There are some more bravura stylistic experiments here that appear to sneak in by way of apology from the judges. The high shine abstraction of 'I wake up with TODAY!' by Shane Bowden and Dean Reilly, looks calculated to shock, whilst it is striking, a massive mirror varnished black panel is broken by multi-coloured lines that hint at human chins. It's hard to say what, if anything, it's trying to do with the idea of the portrait, it isn't that daring just opaque and seems to be a triumph of style over subject. While that's confusing Marc De Jong's 'Janice Petersen' just looks confused. There's a convergence of ideas here that never quite works out, the paintings surface is either pointillist or pixellated, depending on your bent, makes one remember television when of an older, lower resolution, past. The subject, a newsreader at work, is painted as if the lights and cameras were between us and her. The painting has a hugely self conscious composition that's dominated by a big black clump of TV camera, one imagines that it is supposed to say something about being behind the scenes, or surface and reality. All of these odd alienating effects add up to far less than the sum of their parts.
There are sometimes small treasures to be found in these shows, tucked away in a corner one of these is Khue Nguyen's 'Unleashed'. So modest in size and palette this watercolour self-portrait undoes much of the clumsiness elsewhere. An obvious precursor is Arcimboldo whose puzzle portraits of men created from fruits, fish and flesh were commissioned for renaissance monarchs. Nguyen bleeds a symbolic octopus into his face, and almost camouflages himself. That puzzle set within a side-on portrait also reminds us of Titian's 'Allegory of Prudence' but here none of these references are highlighted or screamed. The overall of feel of the piece is that of a faded document, as though Nguyen were unearthing his own history and using the form of the portrait to understand who he is.
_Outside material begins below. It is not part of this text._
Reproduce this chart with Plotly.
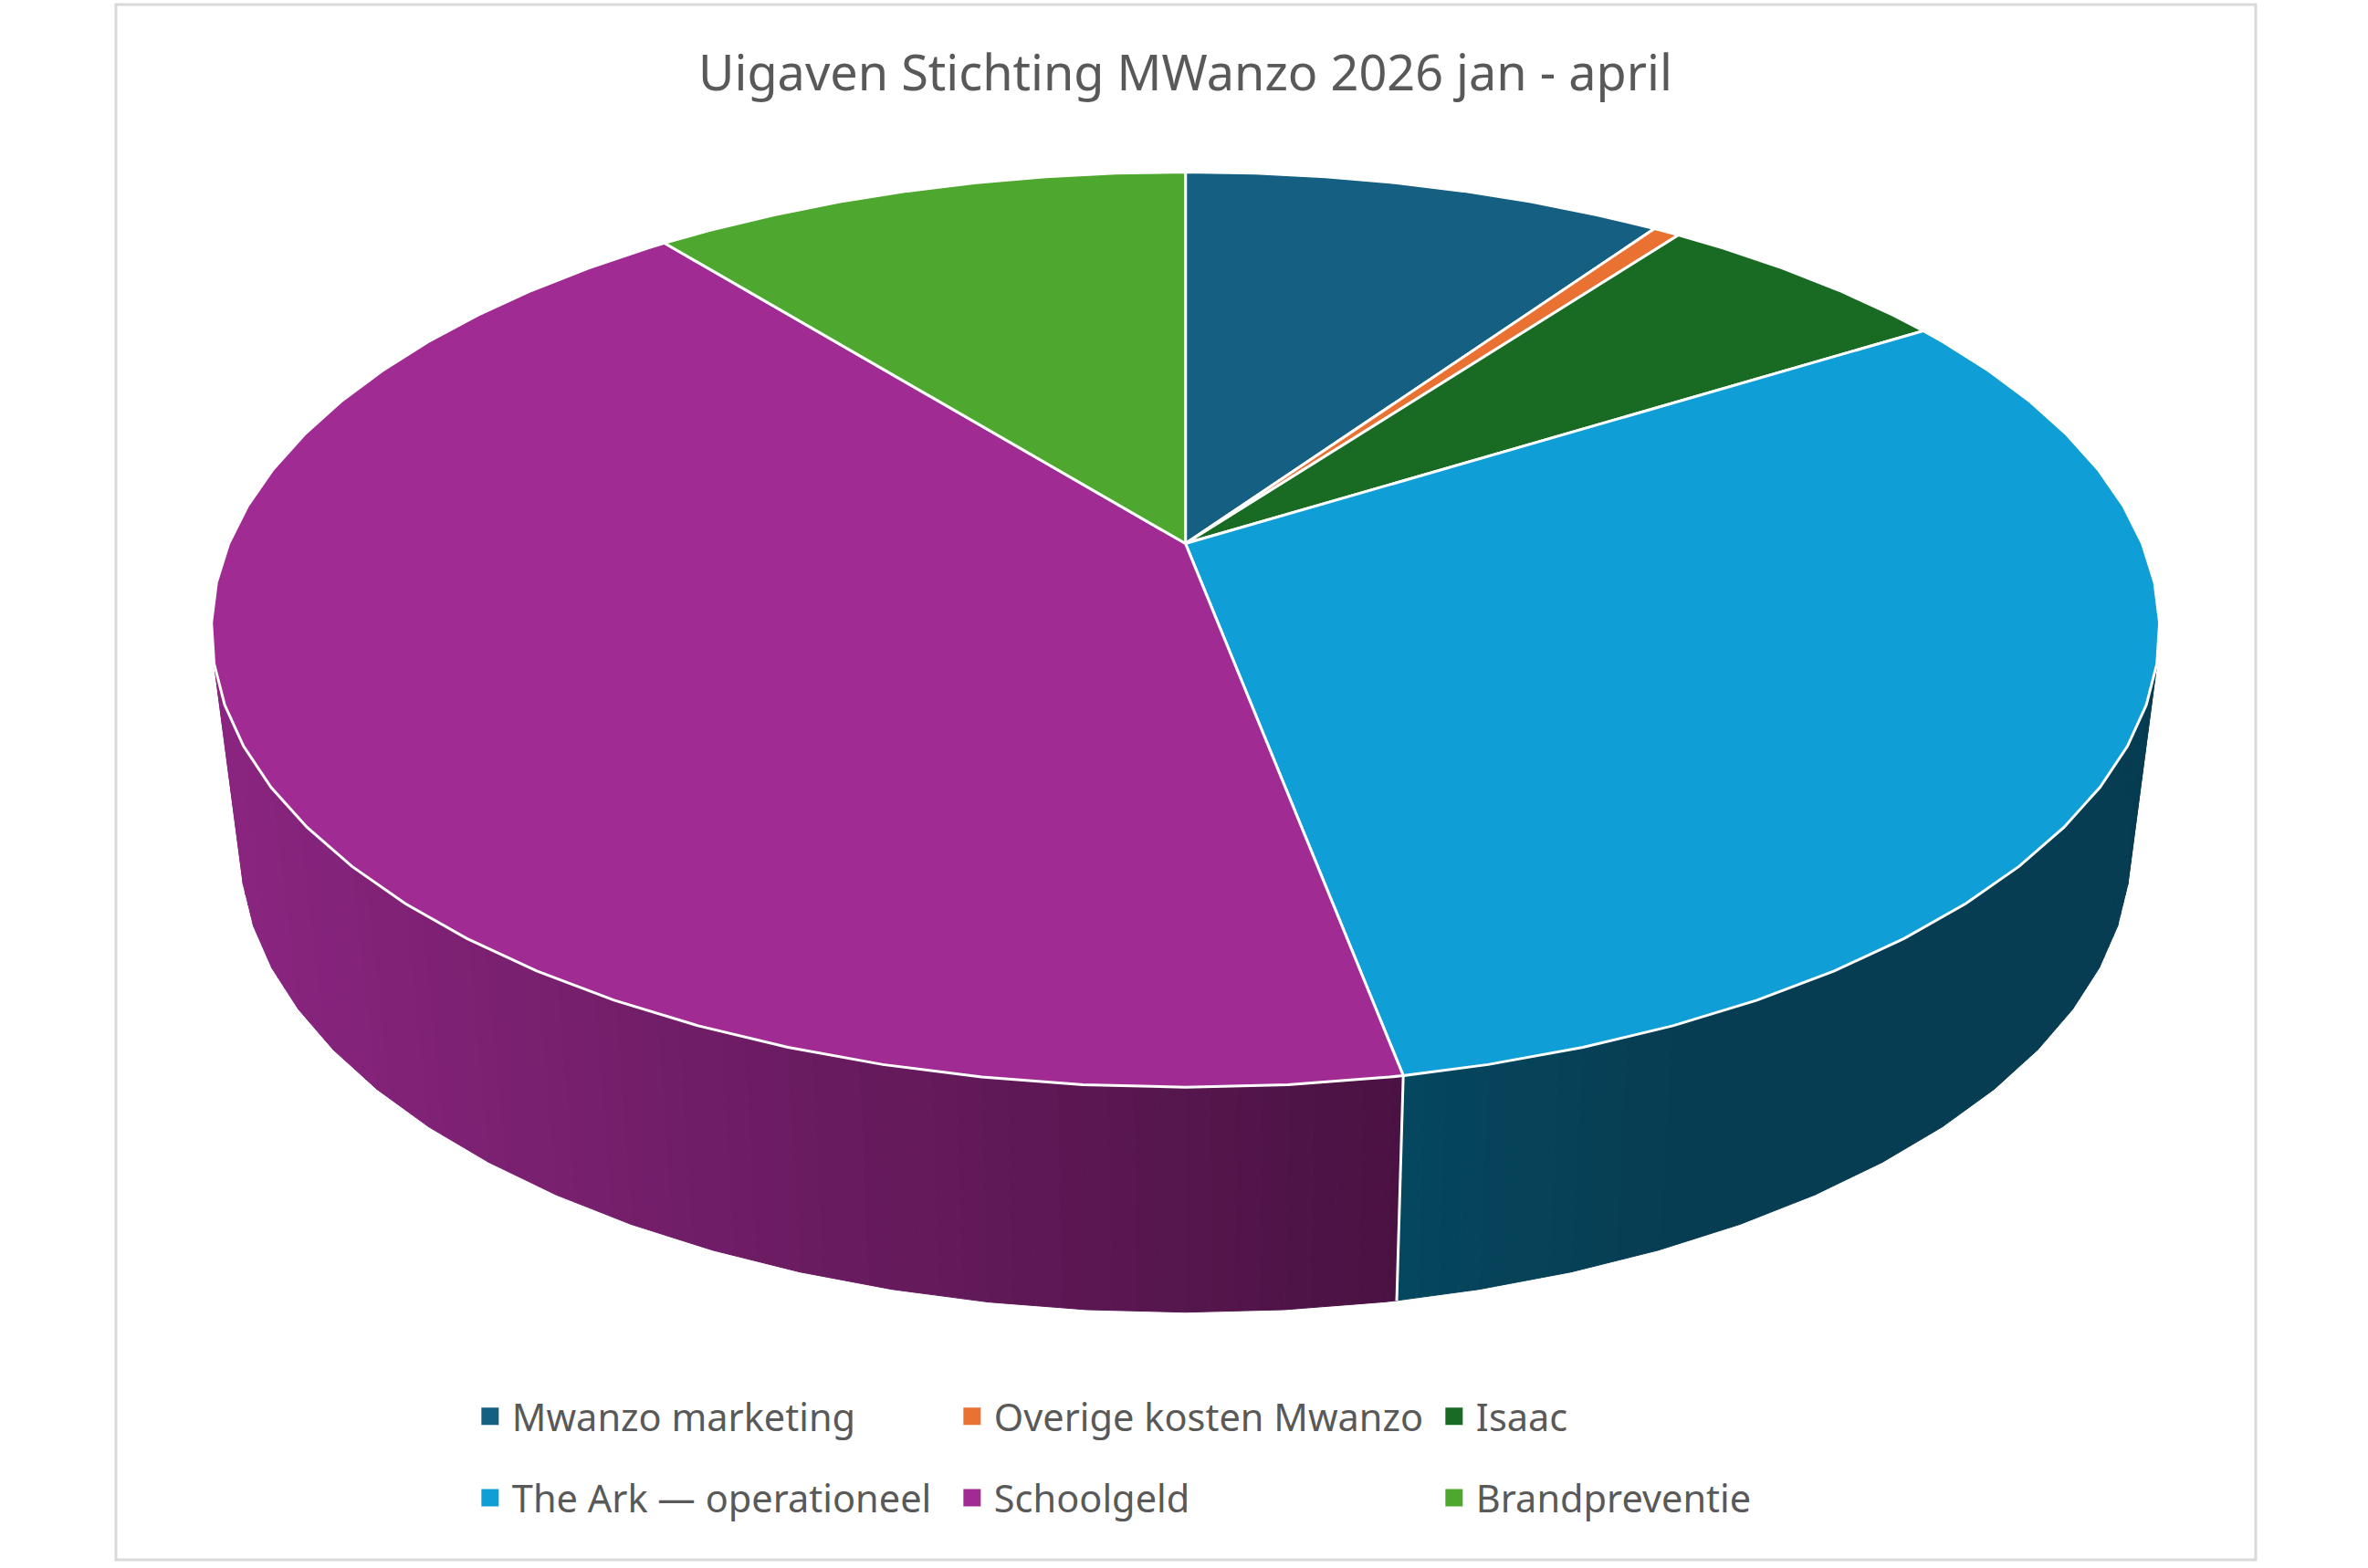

The fact of the Archibald being a portrait prize concerned with prominent Australians (as opposed to all those other Australians who commission painters to do portraits of them) is problematic where it ought to be enlightening. At present the galleries are filled with ‘ooh’s and ‘aaah’s as people recognise subjects and consider the veracity of the representation. Imagine though (and this would take imagination, first of all, amongst the judging panel) an annual review of the art of the portrait, of its conventions, discontents and possibilities. That would be worth queuing up for.